══ Data section

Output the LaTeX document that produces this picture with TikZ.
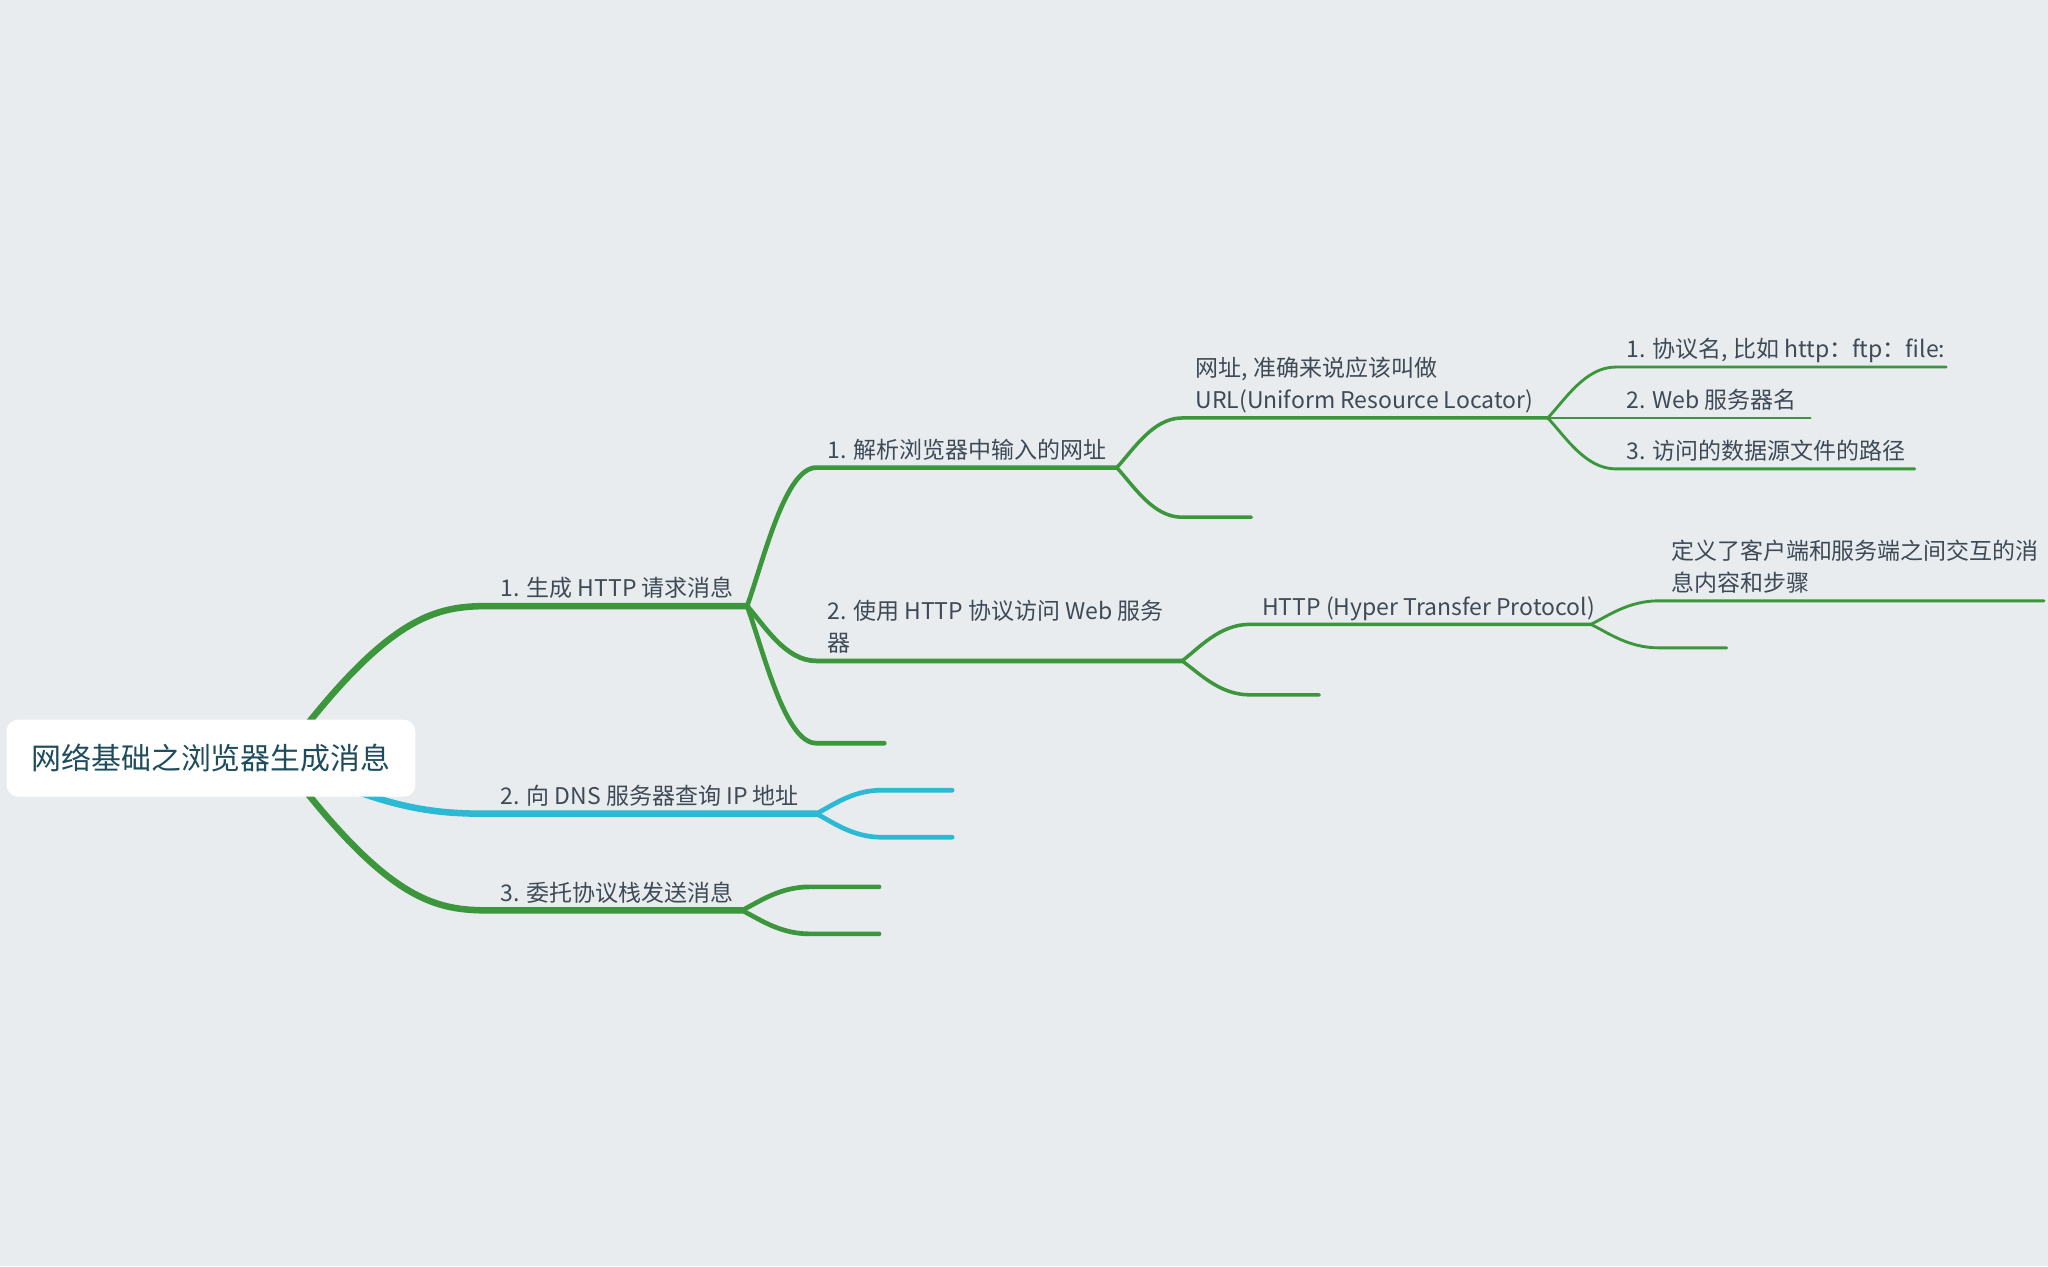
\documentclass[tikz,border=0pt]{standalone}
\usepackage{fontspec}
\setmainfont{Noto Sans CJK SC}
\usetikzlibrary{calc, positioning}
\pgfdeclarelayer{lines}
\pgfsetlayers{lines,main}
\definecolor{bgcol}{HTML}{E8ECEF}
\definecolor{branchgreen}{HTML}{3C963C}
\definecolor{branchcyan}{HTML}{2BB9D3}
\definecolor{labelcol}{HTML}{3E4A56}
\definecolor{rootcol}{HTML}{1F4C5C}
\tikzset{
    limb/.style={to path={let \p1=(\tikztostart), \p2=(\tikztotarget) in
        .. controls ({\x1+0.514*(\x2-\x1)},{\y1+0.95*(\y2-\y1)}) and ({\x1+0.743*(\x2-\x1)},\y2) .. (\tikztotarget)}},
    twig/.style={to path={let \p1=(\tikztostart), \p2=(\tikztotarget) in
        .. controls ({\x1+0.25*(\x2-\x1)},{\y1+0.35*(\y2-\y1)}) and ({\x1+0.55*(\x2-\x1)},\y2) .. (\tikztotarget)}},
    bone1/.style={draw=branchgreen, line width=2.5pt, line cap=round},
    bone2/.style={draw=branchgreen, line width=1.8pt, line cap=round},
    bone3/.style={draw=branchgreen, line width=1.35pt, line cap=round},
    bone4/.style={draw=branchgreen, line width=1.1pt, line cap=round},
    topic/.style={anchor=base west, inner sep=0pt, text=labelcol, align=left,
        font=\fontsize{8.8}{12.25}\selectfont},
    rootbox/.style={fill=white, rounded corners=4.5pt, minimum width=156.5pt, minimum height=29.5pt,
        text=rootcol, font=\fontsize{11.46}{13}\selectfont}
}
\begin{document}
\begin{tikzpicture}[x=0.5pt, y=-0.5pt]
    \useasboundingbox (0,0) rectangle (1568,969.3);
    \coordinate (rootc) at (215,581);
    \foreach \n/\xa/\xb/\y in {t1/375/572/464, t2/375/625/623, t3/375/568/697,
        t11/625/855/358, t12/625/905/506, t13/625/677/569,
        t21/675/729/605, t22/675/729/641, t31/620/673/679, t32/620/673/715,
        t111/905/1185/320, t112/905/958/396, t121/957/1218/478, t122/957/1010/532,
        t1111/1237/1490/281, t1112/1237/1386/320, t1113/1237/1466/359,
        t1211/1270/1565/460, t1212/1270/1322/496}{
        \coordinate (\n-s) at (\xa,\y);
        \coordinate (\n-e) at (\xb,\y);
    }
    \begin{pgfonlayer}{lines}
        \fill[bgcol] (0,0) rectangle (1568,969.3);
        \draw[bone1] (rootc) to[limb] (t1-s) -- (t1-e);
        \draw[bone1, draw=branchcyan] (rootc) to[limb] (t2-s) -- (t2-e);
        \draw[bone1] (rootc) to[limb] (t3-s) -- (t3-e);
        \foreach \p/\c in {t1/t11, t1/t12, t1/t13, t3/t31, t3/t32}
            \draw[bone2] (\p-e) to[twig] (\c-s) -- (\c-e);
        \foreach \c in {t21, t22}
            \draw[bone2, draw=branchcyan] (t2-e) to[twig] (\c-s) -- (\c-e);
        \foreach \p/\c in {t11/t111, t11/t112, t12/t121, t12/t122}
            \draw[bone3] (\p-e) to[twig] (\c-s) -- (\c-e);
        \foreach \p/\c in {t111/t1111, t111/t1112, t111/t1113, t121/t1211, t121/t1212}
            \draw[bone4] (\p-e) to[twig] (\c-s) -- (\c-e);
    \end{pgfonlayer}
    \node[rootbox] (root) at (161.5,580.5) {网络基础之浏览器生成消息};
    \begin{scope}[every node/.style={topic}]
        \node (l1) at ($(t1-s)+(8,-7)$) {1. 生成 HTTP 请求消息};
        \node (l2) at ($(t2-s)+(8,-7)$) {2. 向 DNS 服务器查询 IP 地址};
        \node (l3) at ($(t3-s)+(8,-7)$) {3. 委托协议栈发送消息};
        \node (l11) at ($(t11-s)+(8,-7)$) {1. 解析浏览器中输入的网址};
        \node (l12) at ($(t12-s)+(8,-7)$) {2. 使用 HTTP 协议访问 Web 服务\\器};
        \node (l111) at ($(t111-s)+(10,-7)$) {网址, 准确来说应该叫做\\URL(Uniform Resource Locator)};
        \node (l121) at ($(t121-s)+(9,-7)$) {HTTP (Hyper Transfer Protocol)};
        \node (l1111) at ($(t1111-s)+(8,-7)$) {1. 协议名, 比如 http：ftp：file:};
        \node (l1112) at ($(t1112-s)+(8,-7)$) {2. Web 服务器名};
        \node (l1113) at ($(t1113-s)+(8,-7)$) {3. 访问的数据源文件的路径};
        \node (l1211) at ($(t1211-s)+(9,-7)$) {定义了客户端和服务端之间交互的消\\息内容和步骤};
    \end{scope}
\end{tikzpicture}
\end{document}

════

• Problem details
Quote the material in full and exactly; do not carry over its pictures.

• Written response
Output the LaTeX document that produces this picture with TikZ.
\documentclass[tikz,border=0pt]{standalone}
\usepackage{fontspec}
\setmainfont{Noto Sans CJK SC}
\usetikzlibrary{calc, positioning}
\pgfdeclarelayer{lines}
\pgfsetlayers{lines,main}
\definecolor{bgcol}{HTML}{E8ECEF}
\definecolor{branchgreen}{HTML}{3C963C}
\definecolor{branchcyan}{HTML}{2BB9D3}
\definecolor{labelcol}{HTML}{3E4A56}
\definecolor{rootcol}{HTML}{1F4C5C}
\tikzset{
    limb/.style={to path={let \p1=(\tikztostart), \p2=(\tikztotarget) in
        .. controls ({\x1+0.514*(\x2-\x1)},{\y1+0.95*(\y2-\y1)}) and ({\x1+0.743*(\x2-\x1)},\y2) .. (\tikztotarget)}},
    twig/.style={to path={let \p1=(\tikztostart), \p2=(\tikztotarget) in
        .. controls ({\x1+0.25*(\x2-\x1)},{\y1+0.35*(\y2-\y1)}) and ({\x1+0.55*(\x2-\x1)},\y2) .. (\tikztotarget)}},
    bone1/.style={draw=branchgreen, line width=2.5pt, line cap=round},
    bone2/.style={draw=branchgreen, line width=1.8pt, line cap=round},
    bone3/.style={draw=branchgreen, line width=1.35pt, line cap=round},
    bone4/.style={draw=branchgreen, line width=1.1pt, line cap=round},
    topic/.style={anchor=base west, inner sep=0pt, text=labelcol, align=left,
        font=\fontsize{8.8}{12.25}\selectfont},
    rootbox/.style={fill=white, rounded corners=4.5pt, minimum width=156.5pt, minimum height=29.5pt,
        text=rootcol, font=\fontsize{11.46}{13}\selectfont}
}
\begin{document}
\begin{tikzpicture}[x=0.5pt, y=-0.5pt]
    \useasboundingbox (0,0) rectangle (1568,969.3);
    \coordinate (rootc) at (215,581);
    \foreach \n/\xa/\xb/\y in {t1/375/572/464, t2/375/625/623, t3/375/568/697,
        t11/625/855/358, t12/625/905/506, t13/625/677/569,
        t21/675/729/605, t22/675/729/641, t31/620/673/679, t32/620/673/715,
        t111/905/1185/320, t112/905/958/396, t121/957/1218/478, t122/957/1010/532,
        t1111/1237/1490/281, t1112/1237/1386/320, t1113/1237/1466/359,
        t1211/1270/1565/460, t1212/1270/1322/496}{
        \coordinate (\n-s) at (\xa,\y);
        \coordinate (\n-e) at (\xb,\y);
    }
    \begin{pgfonlayer}{lines}
        \fill[bgcol] (0,0) rectangle (1568,969.3);
        \draw[bone1] (rootc) to[limb] (t1-s) -- (t1-e);
        \draw[bone1, draw=branchcyan] (rootc) to[limb] (t2-s) -- (t2-e);
        \draw[bone1] (rootc) to[limb] (t3-s) -- (t3-e);
        \foreach \p/\c in {t1/t11, t1/t12, t1/t13, t3/t31, t3/t32}
            \draw[bone2] (\p-e) to[twig] (\c-s) -- (\c-e);
        \foreach \c in {t21, t22}
            \draw[bone2, draw=branchcyan] (t2-e) to[twig] (\c-s) -- (\c-e);
        \foreach \p/\c in {t11/t111, t11/t112, t12/t121, t12/t122}
            \draw[bone3] (\p-e) to[twig] (\c-s) -- (\c-e);
        \foreach \p/\c in {t111/t1111, t111/t1112, t111/t1113, t121/t1211, t121/t1212}
            \draw[bone4] (\p-e) to[twig] (\c-s) -- (\c-e);
    \end{pgfonlayer}
    \node[rootbox] (root) at (161.5,580.5) {网络基础之浏览器生成消息};
    \begin{scope}[every node/.style={topic}]
        \node (l1) at ($(t1-s)+(8,-7)$) {1. 生成 HTTP 请求消息};
        \node (l2) at ($(t2-s)+(8,-7)$) {2. 向 DNS 服务器查询 IP 地址};
        \node (l3) at ($(t3-s)+(8,-7)$) {3. 委托协议栈发送消息};
        \node (l11) at ($(t11-s)+(8,-7)$) {1. 解析浏览器中输入的网址};
        \node (l12) at ($(t12-s)+(8,-7)$) {2. 使用 HTTP 协议访问 Web 服务\\器};
        \node (l111) at ($(t111-s)+(10,-7)$) {网址, 准确来说应该叫做\\URL(Uniform Resource Locator)};
        \node (l121) at ($(t121-s)+(9,-7)$) {HTTP (Hyper Transfer Protocol)};
        \node (l1111) at ($(t1111-s)+(8,-7)$) {1. 协议名, 比如 http：ftp：file:};
        \node (l1112) at ($(t1112-s)+(8,-7)$) {2. Web 服务器名};
        \node (l1113) at ($(t1113-s)+(8,-7)$) {3. 访问的数据源文件的路径};
        \node (l1211) at ($(t1211-s)+(9,-7)$) {定义了客户端和服务端之间交互的消\\息内容和步骤};
    \end{scope}
\end{tikzpicture}
\end{document}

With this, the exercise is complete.